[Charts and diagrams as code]
* * *

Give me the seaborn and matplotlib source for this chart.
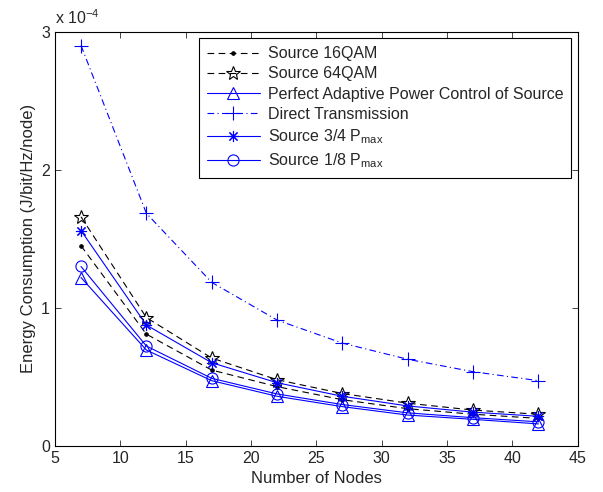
import numpy as np
import pandas as pd
import matplotlib
matplotlib.use('Agg')
import matplotlib.pyplot as plt
import seaborn as sns

# 데이터 (단위: 1e-4 J/bit/Hz/node)
nodes = [7, 12, 17, 22, 27, 32, 37, 42]
src_16qam = [1.45, 0.81, 0.55, 0.43, 0.335, 0.27, 0.23, 0.20]
src_64qam = [1.66, 0.93, 0.637, 0.48, 0.38, 0.31, 0.26, 0.23]
perfect_apc = [1.22, 0.695, 0.473, 0.36, 0.285, 0.224, 0.193, 0.16]
direct_tx = [2.90, 1.685, 1.185, 0.912, 0.745, 0.628, 0.538, 0.473]
src_34 = [1.56, 0.876, 0.603, 0.458, 0.36, 0.29, 0.245, 0.215]
src_18 = [1.30, 0.724, 0.49, 0.377, 0.30, 0.24, 0.205, 0.175]

labels = ['Source 16QAM', 'Source 64QAM', 'Perfect Adaptive Power Control of Source',
          'Direct Transmission', r'Source 3/4 P$_{\rm max}$', r'Source 1/8 P$_{\rm max}$']

sns.set_style('ticks')
plt.rcParams['font.family'] = ['Liberation Sans', 'DejaVu Sans']
plt.rcParams['mathtext.fontset'] = 'custom'
plt.rcParams['mathtext.rm'] = 'Liberation Sans'

fig = plt.figure(figsize=(6.03, 4.92), dpi=100)
ax = fig.add_axes([0.091, 0.0935, 0.867, 0.842])

blue = (0, 0, 1)
styles = [
    dict(color='black', linestyle=(0, (6, 4)), marker='.', markersize=5),
    dict(color='black', linestyle=(0, (6, 4)), marker='*', markersize=10, markerfacecolor='none'),
    dict(color=blue, linestyle='-', marker='^', markersize=8, markerfacecolor='none'),
    dict(color=blue, linestyle=(0, (6, 3, 1, 3)), marker='+', markersize=10),
    dict(color=blue, linestyle='-', marker=(8, 2, 0), markersize=8),
    dict(color=blue, linestyle='-', marker='o', markersize=8, markerfacecolor='none'),
]
series = [src_16qam, src_64qam, perfect_apc, direct_tx, src_34, src_18]

for vals, lab, st in zip(series, labels, styles):
    df = pd.DataFrame({'nodes': nodes, 'energy': vals})
    sns.lineplot(data=df, x='nodes', y='energy', ax=ax, label=lab,
                 linewidth=0.8, markeredgewidth=0.8, markeredgecolor=st['color'], **st)

ax.set_xlim(5, 45)
ax.set_ylim(0, 3)
ax.set_xticks(np.arange(5, 46, 5))
ax.set_yticks([0, 1, 2, 3])
ax.tick_params(direction='in', top=True, right=True, length=4, labelsize=11.5, width=0.6)
for s in ax.spines.values():
    s.set_visible(True)
    s.set_linewidth(0.8)
    s.set_color('black')

ax.set_xlabel('Number of Nodes', fontsize=12)
ax.set_ylabel('Energy Consumption (J/bit/Hz/node)', fontsize=12)
ax.text(0.0, 1.012, r'x 10$^{-4}$', transform=ax.transAxes, fontsize=11.5, ha='left', va='bottom')

leg = ax.legend(loc='upper right', fontsize=11.5, frameon=True, fancybox=False,
                edgecolor='black', framealpha=1, borderaxespad=0.4, handlelength=3.3,
                handletextpad=0.5, labelspacing=0.33, borderpad=0.5)
leg.get_frame().set_linewidth(0.8)

fig.savefig('out.png', dpi=100, facecolor='white')
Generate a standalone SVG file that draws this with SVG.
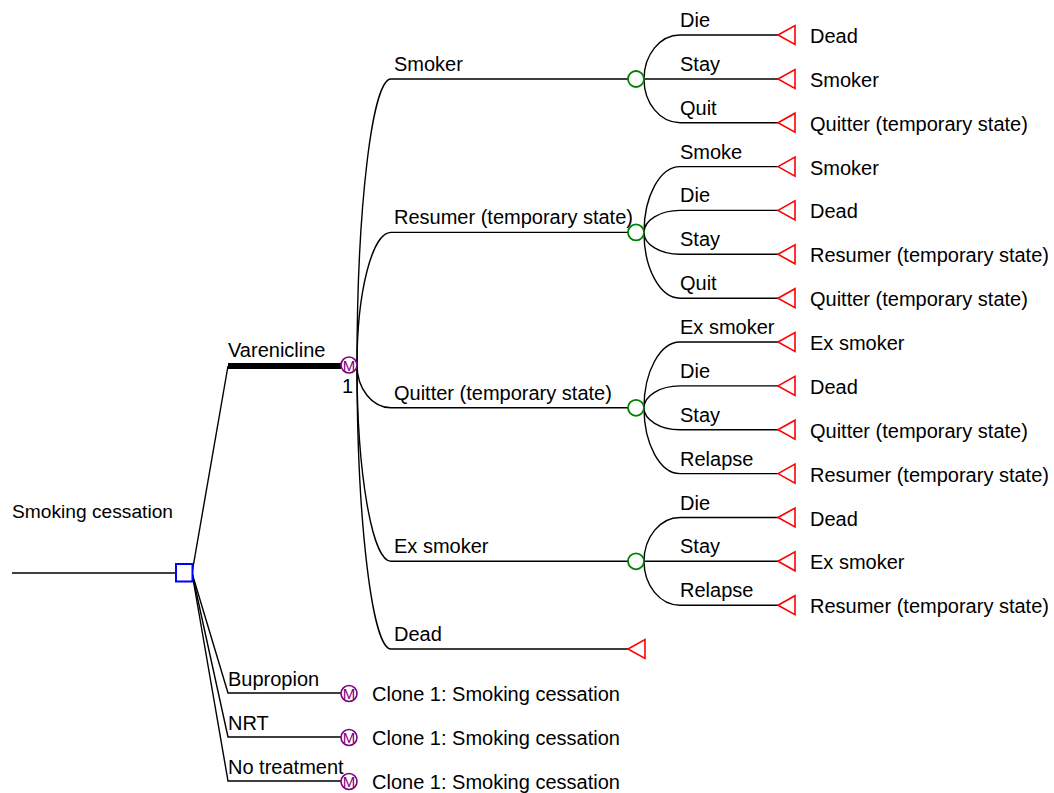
<svg xmlns="http://www.w3.org/2000/svg" width="1054" height="793" viewBox="0 0 1054 793">
<style>
text{font-family:"Liberation Sans",Arial,sans-serif;font-size:20px;fill:#000}
.ln{fill:none;stroke:#000;stroke-width:1.4}
.thick{fill:none;stroke:#000;stroke-width:6}
.dec{fill:#fff;stroke:#0000ff;stroke-width:2}
.ch{fill:#fff;stroke:#008000;stroke-width:1.8}
.mk{fill:#fff;stroke:#800080;stroke-width:1.6}
.mt{font-size:15px;fill:#800080;text-anchor:middle}
.term{fill:#fff;stroke:#ff0000;stroke-width:1.6}
</style>
<rect width="1054" height="793" fill="#fff"/>
<g id="connectors">
<path class="ln" d="M12,573 H176"/>
<path class="ln" d="M192,573 L228,366"/>
<path class="thick" d="M228,366 H341"/>
<path class="ln" d="M192,573 L228,693 H341"/>
<path class="ln" d="M192,573 L228,737 H341"/>
<path class="ln" d="M192,573 L228,781 H341"/>
<path class="ln" d="M357,365 A34,286 0 0 1 391,79 H628"/>
<path class="ln" d="M357,365 A34,132.6 0 0 1 391,232.4 H628"/>
<path class="ln" d="M357,365 A34,42.8 0 0 0 391,407.8 H628"/>
<path class="ln" d="M357,365 A34,196.3 0 0 0 391,561.3 H628"/>
<path class="ln" d="M357,365 A34,284 0 0 0 391,649 H628"/>
<path class="ln" d="M644,79 A36,44 0 0 1 680,35 H778"/>
<path class="ln" d="M644,79 H778"/>
<path class="ln" d="M644,79 A36,43.7 0 0 0 680,122.7 H778"/>
<path class="ln" d="M644,232.4 A36,65.8 0 0 1 680,166.6 H778"/>
<path class="ln" d="M644,232.4 A36,22 0 0 1 680,210.4 H778"/>
<path class="ln" d="M644,232.4 A36,21.9 0 0 0 680,254.3 H778"/>
<path class="ln" d="M644,232.4 A36,65.8 0 0 0 680,298.2 H778"/>
<path class="ln" d="M644,407.8 A36,65.8 0 0 1 680,342 H778"/>
<path class="ln" d="M644,407.8 A36,21.9 0 0 1 680,385.9 H778"/>
<path class="ln" d="M644,407.8 A36,21.9 0 0 0 680,429.7 H778"/>
<path class="ln" d="M644,407.8 A36,65.8 0 0 0 680,473.6 H778"/>
<path class="ln" d="M644,561.3 A36,43.8 0 0 1 680,517.5 H778"/>
<path class="ln" d="M644,561.3 H778"/>
<path class="ln" d="M644,561.3 A36,43.9 0 0 0 680,605.2 H778"/>
</g>
<g id="branch-labels">
<text x="228" y="357">Varenicline</text>
<text x="228" y="686">Bupropion</text>
<text x="228" y="730">NRT</text>
<text x="228" y="774">No treatment</text>
<text x="394" y="71">Smoker</text>
<text x="394" y="224.4">Resumer (temporary state)</text>
<text x="394" y="399.8">Quitter (temporary state)</text>
<text x="394" y="553.3">Ex smoker</text>
<text x="394" y="641">Dead</text>
<text x="680" y="27">Die</text>
<text x="680" y="71">Stay</text>
<text x="680" y="114.7">Quit</text>
<text x="680" y="158.6">Smoke</text>
<text x="680" y="202.4">Die</text>
<text x="680" y="246.3">Stay</text>
<text x="680" y="290.2">Quit</text>
<text x="680" y="334">Ex smoker</text>
<text x="680" y="377.9">Die</text>
<text x="680" y="421.7">Stay</text>
<text x="680" y="465.6">Relapse</text>
<text x="680" y="509.5">Die</text>
<text x="680" y="553.3">Stay</text>
<text x="680" y="597.2">Relapse</text>
</g>
<g id="root">
<text x="12" y="518" style="font-size:19.2px">Smoking cessation</text>
</g>
<g id="decision">
<rect class="dec" x="176" y="564" width="16.5" height="17.5"/>
</g>
<g id="markov-varenicline">
<circle class="mk" cx="349" cy="365" r="8"/>
<text class="mt" x="349" y="370.5">M</text>
<text x="342" y="393">1</text>
</g>
<g id="chance-smoker"><circle class="ch" cx="636" cy="79" r="8"/></g>
<g id="chance-resumer"><circle class="ch" cx="636" cy="232.4" r="8"/></g>
<g id="chance-quitter"><circle class="ch" cx="636" cy="407.8" r="8"/></g>
<g id="chance-exsmoker"><circle class="ch" cx="636" cy="561.3" r="8"/></g>
<g id="terminal-dead-main"><polygon class="term" points="628,649 645,639.5 645,658.5"/></g>
<g id="terminals">
<polygon class="term" points="778,35 795,25.5 795,44.5"/><text x="810" y="43">Dead</text>
<polygon class="term" points="778,79 795,69.5 795,88.5"/><text x="810" y="87">Smoker</text>
<polygon class="term" points="778,122.7 795,113.2 795,132.2"/><text x="810" y="130.7">Quitter (temporary state)</text>
<polygon class="term" points="778,166.6 795,157.1 795,176.1"/><text x="810" y="174.6">Smoker</text>
<polygon class="term" points="778,210.4 795,200.9 795,219.9"/><text x="810" y="218.4">Dead</text>
<polygon class="term" points="778,254.3 795,244.8 795,263.8"/><text x="810" y="262.3">Resumer (temporary state)</text>
<polygon class="term" points="778,298.2 795,288.7 795,307.7"/><text x="810" y="306.2">Quitter (temporary state)</text>
<polygon class="term" points="778,342 795,332.5 795,351.5"/><text x="810" y="350">Ex smoker</text>
<polygon class="term" points="778,385.9 795,376.4 795,395.4"/><text x="810" y="393.9">Dead</text>
<polygon class="term" points="778,429.7 795,420.2 795,439.2"/><text x="810" y="437.7">Quitter (temporary state)</text>
<polygon class="term" points="778,473.6 795,464.1 795,483.1"/><text x="810" y="481.6">Resumer (temporary state)</text>
<polygon class="term" points="778,517.5 795,508 795,527"/><text x="810" y="525.5">Dead</text>
<polygon class="term" points="778,561.3 795,551.8 795,570.8"/><text x="810" y="569.3">Ex smoker</text>
<polygon class="term" points="778,605.2 795,595.7 795,614.7"/><text x="810" y="613.2">Resumer (temporary state)</text>
</g>
<g id="clone-bupropion">
<circle class="mk" cx="349" cy="693.5" r="8"/><text class="mt" x="349" y="699">M</text>
<text x="372" y="701">Clone 1: Smoking cessation</text>
</g>
<g id="clone-nrt">
<circle class="mk" cx="349" cy="737.5" r="8"/><text class="mt" x="349" y="743">M</text>
<text x="372" y="745">Clone 1: Smoking cessation</text>
</g>
<g id="clone-notreatment">
<circle class="mk" cx="349" cy="781.5" r="8"/><text class="mt" x="349" y="787">M</text>
<text x="372" y="789">Clone 1: Smoking cessation</text>
</g>
</svg>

* * *

Starting with the first line of the data above and ending with the line containing "import seaborn as sns", please restate every line exactly, leaving images out.

Exercise solution:
Give me the seaborn and matplotlib source for this chart.
import numpy as np
import pandas as pd
import matplotlib
matplotlib.use('Agg')
import matplotlib.pyplot as plt
import seaborn as sns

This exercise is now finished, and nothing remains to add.